Pictures excluded, return the lines below from the first through the line holding "(1022,177) -- (1022,722);".

[Excerpt from a dataset]
——————————

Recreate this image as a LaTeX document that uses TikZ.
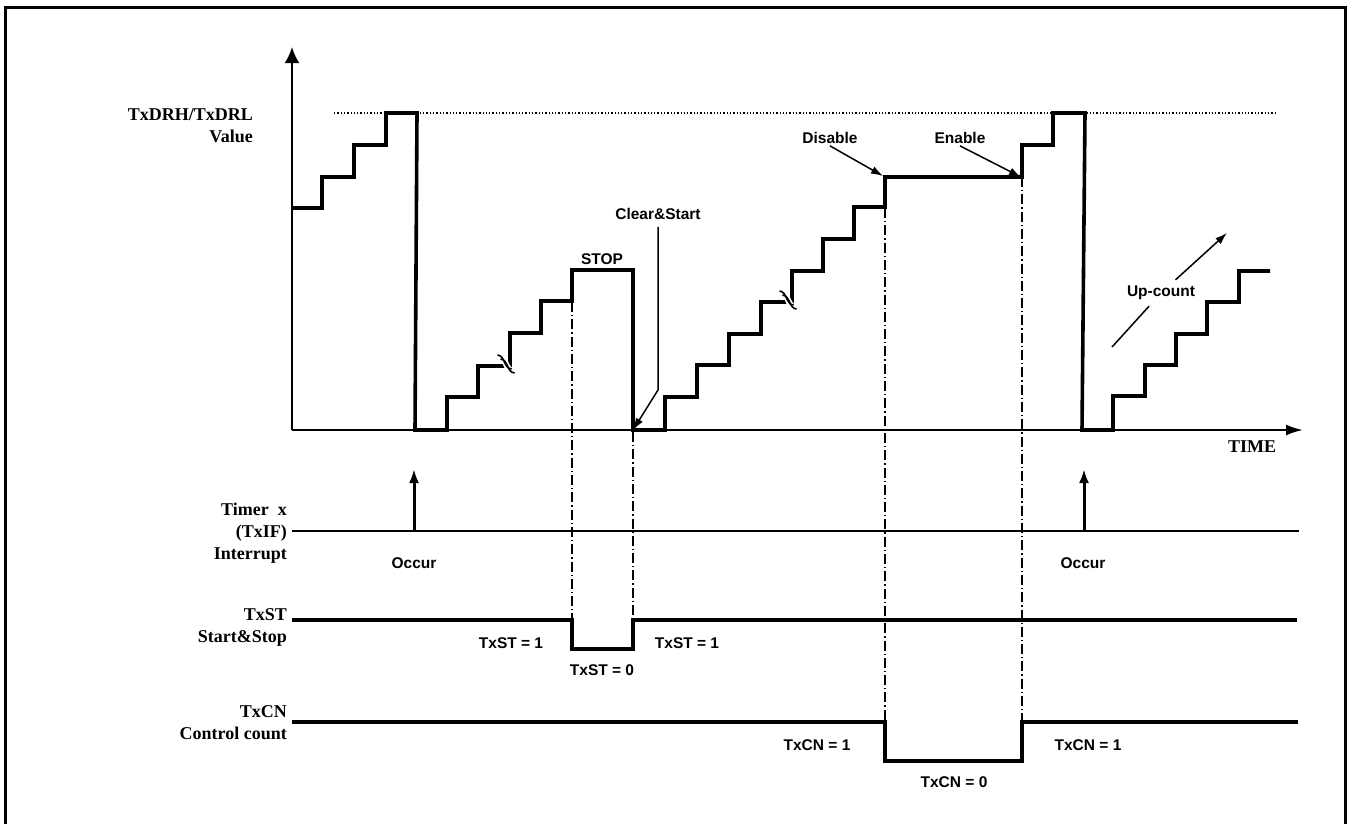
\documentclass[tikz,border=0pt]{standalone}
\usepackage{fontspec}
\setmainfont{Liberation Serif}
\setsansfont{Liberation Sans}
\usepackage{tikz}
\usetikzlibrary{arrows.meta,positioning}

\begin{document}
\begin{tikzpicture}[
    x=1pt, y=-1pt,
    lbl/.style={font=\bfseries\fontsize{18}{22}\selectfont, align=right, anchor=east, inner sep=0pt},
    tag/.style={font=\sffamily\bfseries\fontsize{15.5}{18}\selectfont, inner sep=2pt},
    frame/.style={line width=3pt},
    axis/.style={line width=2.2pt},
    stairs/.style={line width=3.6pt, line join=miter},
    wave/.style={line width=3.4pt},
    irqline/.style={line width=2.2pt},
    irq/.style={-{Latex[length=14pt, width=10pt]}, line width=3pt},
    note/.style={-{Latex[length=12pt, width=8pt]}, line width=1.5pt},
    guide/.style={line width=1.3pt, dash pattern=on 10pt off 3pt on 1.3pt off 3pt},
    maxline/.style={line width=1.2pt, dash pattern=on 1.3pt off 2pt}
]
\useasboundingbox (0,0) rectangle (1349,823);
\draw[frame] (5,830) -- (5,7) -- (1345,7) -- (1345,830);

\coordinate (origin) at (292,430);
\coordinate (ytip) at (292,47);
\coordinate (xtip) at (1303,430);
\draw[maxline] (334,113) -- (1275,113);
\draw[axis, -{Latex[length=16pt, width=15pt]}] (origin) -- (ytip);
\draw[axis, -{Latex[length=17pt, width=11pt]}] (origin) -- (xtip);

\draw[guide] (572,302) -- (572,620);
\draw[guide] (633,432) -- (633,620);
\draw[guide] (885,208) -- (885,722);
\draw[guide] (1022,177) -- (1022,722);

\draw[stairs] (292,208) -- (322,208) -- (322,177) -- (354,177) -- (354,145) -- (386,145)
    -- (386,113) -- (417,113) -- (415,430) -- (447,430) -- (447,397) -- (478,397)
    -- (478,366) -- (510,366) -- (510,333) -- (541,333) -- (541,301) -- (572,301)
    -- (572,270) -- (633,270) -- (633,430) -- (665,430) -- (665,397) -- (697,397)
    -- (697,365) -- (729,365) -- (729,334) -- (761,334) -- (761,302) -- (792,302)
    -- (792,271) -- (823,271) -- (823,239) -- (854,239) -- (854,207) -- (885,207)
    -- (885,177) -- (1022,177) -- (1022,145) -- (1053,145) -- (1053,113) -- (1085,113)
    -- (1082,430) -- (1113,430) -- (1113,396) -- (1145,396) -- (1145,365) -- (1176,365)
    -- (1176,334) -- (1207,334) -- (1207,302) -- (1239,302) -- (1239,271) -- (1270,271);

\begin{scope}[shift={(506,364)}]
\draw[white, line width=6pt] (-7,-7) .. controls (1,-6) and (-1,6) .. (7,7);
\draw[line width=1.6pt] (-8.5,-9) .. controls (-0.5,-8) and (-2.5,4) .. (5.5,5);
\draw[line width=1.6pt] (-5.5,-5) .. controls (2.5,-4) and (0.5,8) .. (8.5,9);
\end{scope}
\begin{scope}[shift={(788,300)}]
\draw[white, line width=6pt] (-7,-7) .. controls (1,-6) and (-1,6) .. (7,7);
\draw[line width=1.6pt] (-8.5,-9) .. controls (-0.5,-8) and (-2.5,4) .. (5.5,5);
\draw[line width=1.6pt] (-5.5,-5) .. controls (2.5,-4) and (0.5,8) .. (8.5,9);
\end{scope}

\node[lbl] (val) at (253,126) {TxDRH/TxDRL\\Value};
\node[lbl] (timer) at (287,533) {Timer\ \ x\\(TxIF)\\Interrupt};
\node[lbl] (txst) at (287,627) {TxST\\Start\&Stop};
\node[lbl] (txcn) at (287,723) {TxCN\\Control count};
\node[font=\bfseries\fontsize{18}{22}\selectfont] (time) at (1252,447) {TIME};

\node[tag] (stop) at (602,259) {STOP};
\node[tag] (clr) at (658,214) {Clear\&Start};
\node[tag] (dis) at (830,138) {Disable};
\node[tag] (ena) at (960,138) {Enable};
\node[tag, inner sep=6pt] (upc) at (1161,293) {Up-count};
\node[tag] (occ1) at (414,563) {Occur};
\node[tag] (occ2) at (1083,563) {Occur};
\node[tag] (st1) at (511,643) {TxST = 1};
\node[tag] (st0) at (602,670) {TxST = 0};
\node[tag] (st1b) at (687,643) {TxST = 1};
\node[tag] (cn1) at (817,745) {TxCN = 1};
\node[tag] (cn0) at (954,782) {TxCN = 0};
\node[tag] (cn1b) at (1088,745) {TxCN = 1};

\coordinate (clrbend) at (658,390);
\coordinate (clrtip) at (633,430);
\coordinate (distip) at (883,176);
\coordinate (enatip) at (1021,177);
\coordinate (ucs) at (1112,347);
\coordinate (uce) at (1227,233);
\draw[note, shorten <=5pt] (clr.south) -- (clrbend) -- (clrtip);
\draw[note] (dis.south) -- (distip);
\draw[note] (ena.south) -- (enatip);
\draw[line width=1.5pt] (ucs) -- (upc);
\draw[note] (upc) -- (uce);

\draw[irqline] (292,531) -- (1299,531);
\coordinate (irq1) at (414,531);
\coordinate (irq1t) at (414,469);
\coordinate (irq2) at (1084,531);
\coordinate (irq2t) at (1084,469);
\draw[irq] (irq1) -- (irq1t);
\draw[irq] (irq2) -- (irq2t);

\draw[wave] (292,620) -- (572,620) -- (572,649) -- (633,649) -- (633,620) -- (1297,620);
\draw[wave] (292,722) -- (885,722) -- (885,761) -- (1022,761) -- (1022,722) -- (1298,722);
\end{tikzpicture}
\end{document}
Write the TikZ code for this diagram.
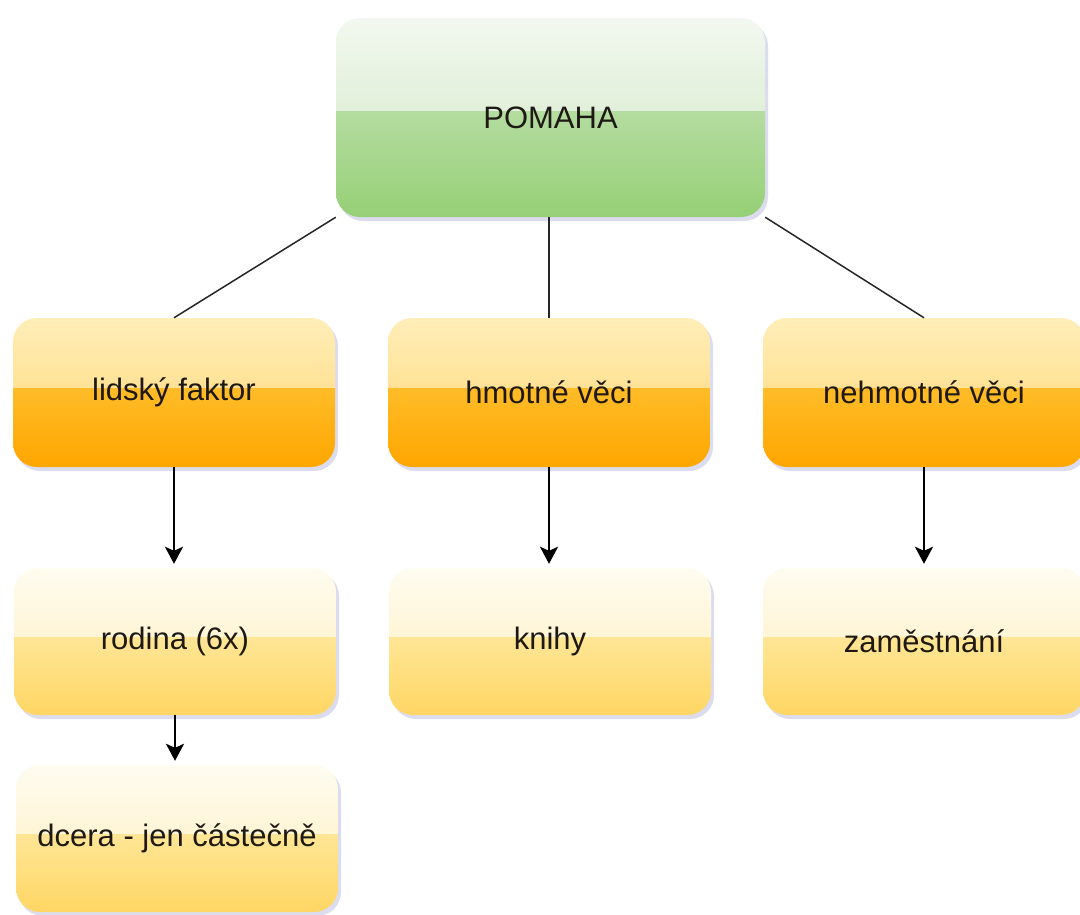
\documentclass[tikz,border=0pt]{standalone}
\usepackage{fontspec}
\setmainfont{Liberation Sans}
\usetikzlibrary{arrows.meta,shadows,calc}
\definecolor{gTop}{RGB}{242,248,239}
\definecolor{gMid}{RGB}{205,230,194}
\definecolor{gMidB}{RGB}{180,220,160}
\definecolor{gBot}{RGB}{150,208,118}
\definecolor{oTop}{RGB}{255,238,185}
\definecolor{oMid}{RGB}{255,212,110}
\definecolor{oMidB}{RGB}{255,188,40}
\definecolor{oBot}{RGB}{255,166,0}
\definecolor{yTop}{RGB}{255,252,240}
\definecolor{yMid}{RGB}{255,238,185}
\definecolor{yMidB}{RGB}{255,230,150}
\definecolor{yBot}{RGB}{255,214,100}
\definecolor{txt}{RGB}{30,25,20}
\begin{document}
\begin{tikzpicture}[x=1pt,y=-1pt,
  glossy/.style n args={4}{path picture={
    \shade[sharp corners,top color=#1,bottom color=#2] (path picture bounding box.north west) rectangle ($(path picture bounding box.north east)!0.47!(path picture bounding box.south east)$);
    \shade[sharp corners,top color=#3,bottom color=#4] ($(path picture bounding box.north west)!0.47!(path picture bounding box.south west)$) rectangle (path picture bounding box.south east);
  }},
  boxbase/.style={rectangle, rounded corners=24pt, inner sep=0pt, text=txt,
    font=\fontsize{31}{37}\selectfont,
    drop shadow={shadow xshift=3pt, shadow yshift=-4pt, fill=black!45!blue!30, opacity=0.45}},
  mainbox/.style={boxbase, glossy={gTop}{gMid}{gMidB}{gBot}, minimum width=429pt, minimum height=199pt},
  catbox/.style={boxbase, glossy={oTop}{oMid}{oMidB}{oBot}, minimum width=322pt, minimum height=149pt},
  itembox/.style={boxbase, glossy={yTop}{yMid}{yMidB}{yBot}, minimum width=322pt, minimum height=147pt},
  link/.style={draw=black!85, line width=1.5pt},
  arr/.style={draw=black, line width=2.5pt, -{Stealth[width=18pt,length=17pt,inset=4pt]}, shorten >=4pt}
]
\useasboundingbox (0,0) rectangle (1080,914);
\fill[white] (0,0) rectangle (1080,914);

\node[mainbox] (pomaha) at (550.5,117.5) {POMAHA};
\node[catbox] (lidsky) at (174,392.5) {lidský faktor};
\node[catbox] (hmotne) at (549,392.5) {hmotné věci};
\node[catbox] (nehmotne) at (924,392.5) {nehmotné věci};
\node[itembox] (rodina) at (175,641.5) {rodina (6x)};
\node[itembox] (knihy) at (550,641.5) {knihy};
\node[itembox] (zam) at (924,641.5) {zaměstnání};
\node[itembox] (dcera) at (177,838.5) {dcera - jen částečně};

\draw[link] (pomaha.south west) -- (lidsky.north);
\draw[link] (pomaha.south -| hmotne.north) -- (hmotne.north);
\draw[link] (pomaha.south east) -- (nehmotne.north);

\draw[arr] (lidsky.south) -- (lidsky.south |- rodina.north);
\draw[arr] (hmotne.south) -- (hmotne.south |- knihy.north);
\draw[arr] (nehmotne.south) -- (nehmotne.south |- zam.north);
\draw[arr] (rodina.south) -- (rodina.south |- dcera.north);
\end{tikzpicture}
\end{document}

——————————

## [Answer below]
Recreate this image as a LaTeX document that uses TikZ.
\documentclass[tikz,border=0pt]{standalone}
\usepackage{fontspec}
\setmainfont{Liberation Serif}
\setsansfont{Liberation Sans}
\usepackage{tikz}
\usetikzlibrary{arrows.meta,positioning}

\begin{document}
\begin{tikzpicture}[
    x=1pt, y=-1pt,
    lbl/.style={font=\bfseries\fontsize{18}{22}\selectfont, align=right, anchor=east, inner sep=0pt},
    tag/.style={font=\sffamily\bfseries\fontsize{15.5}{18}\selectfont, inner sep=2pt},
    frame/.style={line width=3pt},
    axis/.style={line width=2.2pt},
    stairs/.style={line width=3.6pt, line join=miter},
    wave/.style={line width=3.4pt},
    irqline/.style={line width=2.2pt},
    irq/.style={-{Latex[length=14pt, width=10pt]}, line width=3pt},
    note/.style={-{Latex[length=12pt, width=8pt]}, line width=1.5pt},
    guide/.style={line width=1.3pt, dash pattern=on 10pt off 3pt on 1.3pt off 3pt},
    maxline/.style={line width=1.2pt, dash pattern=on 1.3pt off 2pt}
]
\useasboundingbox (0,0) rectangle (1349,823);
\draw[frame] (5,830) -- (5,7) -- (1345,7) -- (1345,830);

\coordinate (origin) at (292,430);
\coordinate (ytip) at (292,47);
\coordinate (xtip) at (1303,430);
\draw[maxline] (334,113) -- (1275,113);
\draw[axis, -{Latex[length=16pt, width=15pt]}] (origin) -- (ytip);
\draw[axis, -{Latex[length=17pt, width=11pt]}] (origin) -- (xtip);

\draw[guide] (572,302) -- (572,620);
\draw[guide] (633,432) -- (633,620);
\draw[guide] (885,208) -- (885,722);
\draw[guide] (1022,177) -- (1022,722);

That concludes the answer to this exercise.